DUBAI: “Welcome to Cinema Akil,” says Butheina Kazim, the arthouse cinema’s co-founder and managing director. She is standing next to the venue’s box office, its deep red curtain a visual throwback to the days when cinema-going was a regular Saturday afternoon outing.

Once a pop-up platform dedicated to bringing the world’s best independent films to Dubai, Cinema Akil now has a permanent space within Alserkal Avenue. It is the city’s first arthouse cinema.
Opened at the tail-end of September, the single-screen, 133-seat cinema represents a significant milestone for Kazim, who has spent the past three years traveling to film festivals around the world, making contacts, and building a network that has enabled her to make Cinema Akil a fixed-base reality.
“For it to have taken this long for an arthouse cinema to actually come to life, or a neighborhood standalone cinema to come to life, is kind of mind-boggling,” says Kazim. “It would’ve been easy for us to go into a multiplex and take over a screen and call that the ‘arthouse presentation,’ but I really wanted to create a space where people feel comfortable coming out of the film and hanging out, talking about the film, and building a community. I know everybody talks about building communities, but you have to create the space for that to happen.”
Nostalgia looms large at Cinema Akil. Sections of the auditorium’s seating were salvaged from the Golden Cinema in Bur Dubai, while the venue’s outdoor sign is an old-school light box. There’s a wall of collectibles, too, with posters and photographs and an old map of Dubai that hangs near the entrance.

Then there’s Project Chaiwala, a chai diner and Indian eatery that helps to replicate the aromas and experiences of long-lost single-screen cinemas such as the Al Nasr in Oud Metha.
“We’re trying to honor that experience,” says Kazim. “We’re not trying to bank on the nostalgia alone, but that was part of the authentic experience of cinema-going in Dubai. It wasn’t Pepsi and gigantic truffle popcorn. It was popcorn, chai and samosas, and then some great films. That’s really what we’re trying to present here.”
The venue’s opening program has included Cannes contenders such as Pawel Pawlikowski’s “Cold War,” Ian Bonhôte’s acclaimed documentary “McQueen,” and the Egyptian film “Yomeddine,” none of which would have received a UAE release if it wasn’t for Cinema Akil. Securing such a lineup is something of a coup for the fledgling venue.
“All of the films that we tend to show have a personal crazy that goes into the their production,” says Kazim. “They’re not films that are led by their financial viability. They’re films that are inspired by someone’s story, experience, obsession, or even their torture. Those are the kinds of films I tend to gravitate toward.”

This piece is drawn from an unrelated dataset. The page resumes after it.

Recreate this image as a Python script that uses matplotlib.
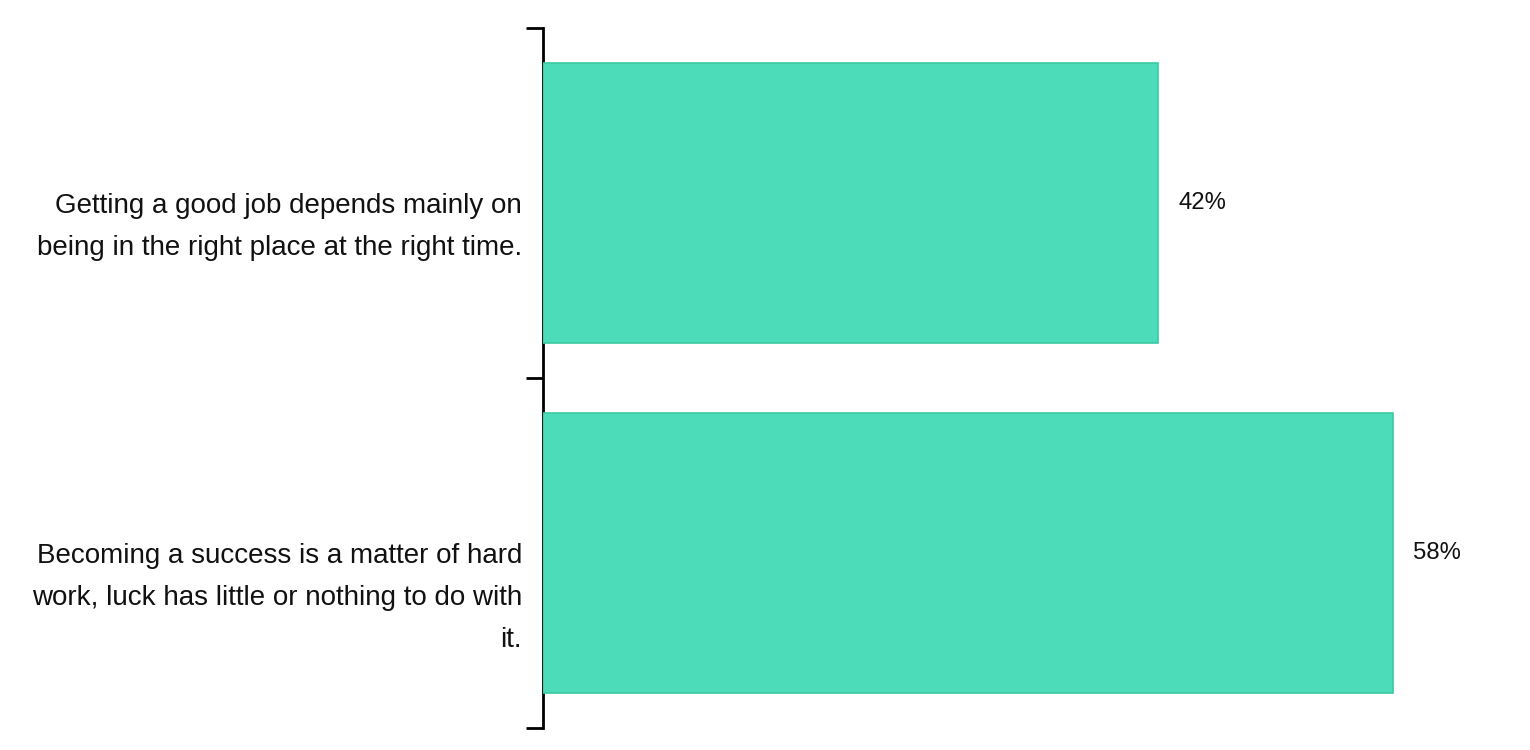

For now the focus is on having a broad and eclectic range of films that speak to different crowds. “Because that’s the only way that we’re going to be able to really stress-test the concept of having a place that’s inclusive for everybody,” says Kazim. Later will come special events and focused programming.
“It’s been amazing so far. I mean, we’ll find out at the end of the month when we start having to pay our bills and our payroll and all of that stuff,” she says with a laugh. “But the moment we released our program, everybody was talking about it. I knew people would come, but it was just the nervousness associated with setting up a place that’s built on a shoestring budget, is located in a warehouse, has power limitations and all the joys of industrial ACs. All these things that you don’t really think about or know about until you decide to open a cinema.”